Buying a Cheap Roller Cover
We know. You hate cleaning rollers, so you figure you’ll just buy a cheap cover and throw it away. Well, guess what? If your time is worth anything, a cheap roller cover is the most expensive tool you can buy. Cheap covers don’t hold enough paint, shed fibers on your walls, and in general are a pain to use. We prefer lamb’s wool roller covers, but any top-quality roller cover will work fine.
Buying Cheap Masking Tape
Don’t scrimp on masking tape. More expensive tape is easier to put on, easier to remove and better at sealing out the paint. There are many specialized types of tape to choose from to suit your task. Some can be left on longer. Some are meant for outdoor use. And others have less aggressive adhesive so you can mask off delicate surfaces. Choose the most appropriate one, but don’t buy the cheap stuff.

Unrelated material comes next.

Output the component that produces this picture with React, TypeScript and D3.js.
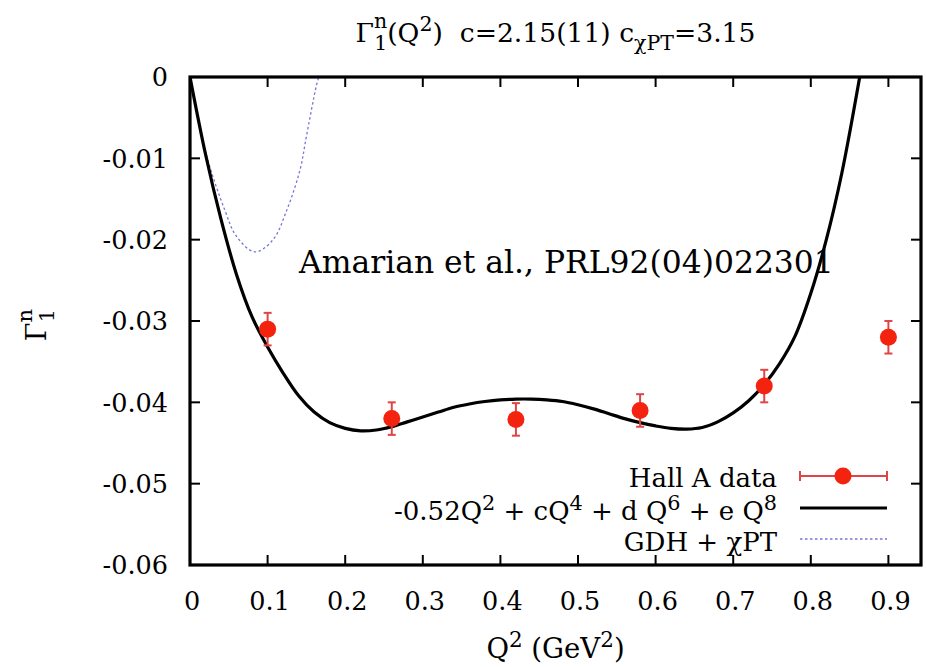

Using a Low Nap Roller Cover on Walls
A 1/4-in.-nap roller cover is good for applying a smooth finish, but the thin nap doesn’t hold much paint. A 3/8- or even 1/2-in.-nap roller cover is best. These thicker covers hold more paint, so it’s quicker and easier to apply an even coat of paint. Only buy a 1/4-in.-nap cover if you don’t want any stipple on the surface.

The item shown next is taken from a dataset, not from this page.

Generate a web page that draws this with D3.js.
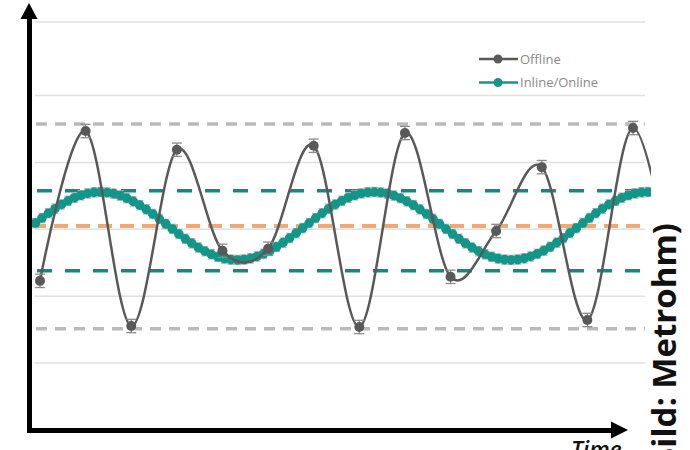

Using the Paint From Different Batches
Don’t make the mistake of thinking that you can run to the paint store and grab another gallon and it’ll be the same exact color. It might be perfect. But there’s also a chance it’ll be slightly different. If you have to buy more paint, plan to cover an entire wall with the new batch rather than starting where you left off. Slight variations in color or sheen on adjacent walls aren’t noticeable
Wiping Too Much Paint from the Brush
The common practice of wiping the brush on the lip of the paint container after dipping it is a bad one. You end up scraping off too much paint. Instead, dip the bristles an inch or two into the paint. Then slap the brush on the side of the paint container to remove excess paint. The brush will be loaded with just the right amount of paint.
Not Buying Enough Paint
We’ve all done it. The can says a gallon covers 400 sq. ft., and our walls add up to about 800 sq. ft. It seems like 2 gallons should be enough. But in reality, we end up needing two coats, and the paint only covered about 300 sq. ft. on the first coat. So back to the store we go. Remember, the first coat usually requires more paint, especially over bare drywall. And don’t forget to add what you’ll need for the second coat. Finally, you’ll want to have some paint left over for touchup or to repaint a wall later if it gets damaged.
Not Hiring a Pro
One of our Field Editors, David Youngblood, has an idea that’s not exactly DIY, but it may be good advice for some people. Hire a good painter. If you don’t have the patience to do a good prep job, or will have to buy all kinds of equipment that you may never use again, then it makes sense to at least get an estimate for your paint job. It may not cost as much as you think to have it professionally done. And a poorly done DIY job may end you costing you more in the long run.
Letting Friends Help
‘After I selected a very expensive faux-suede paint, two friends eager to see how it looked on the wall came over to help paint. I appreciated the help, but we each had our own technique for applying the paint. We ended up with suede patchwork and had to apply two more coats of paint to fix the problem.’
Using Plastic Drop Cloths
Plastic doesn’t make a very good drop cloth underfoot. It doesn’t absorb the paint, so any little drip or spill is more likely to get tracked around. Plus, plastic is slippery, increasing the chance of a fall. Four-foot-wide canvas ‘runners’ are our favorite drop cloths, but old bed sheets, rosin paper or cardboard also work well.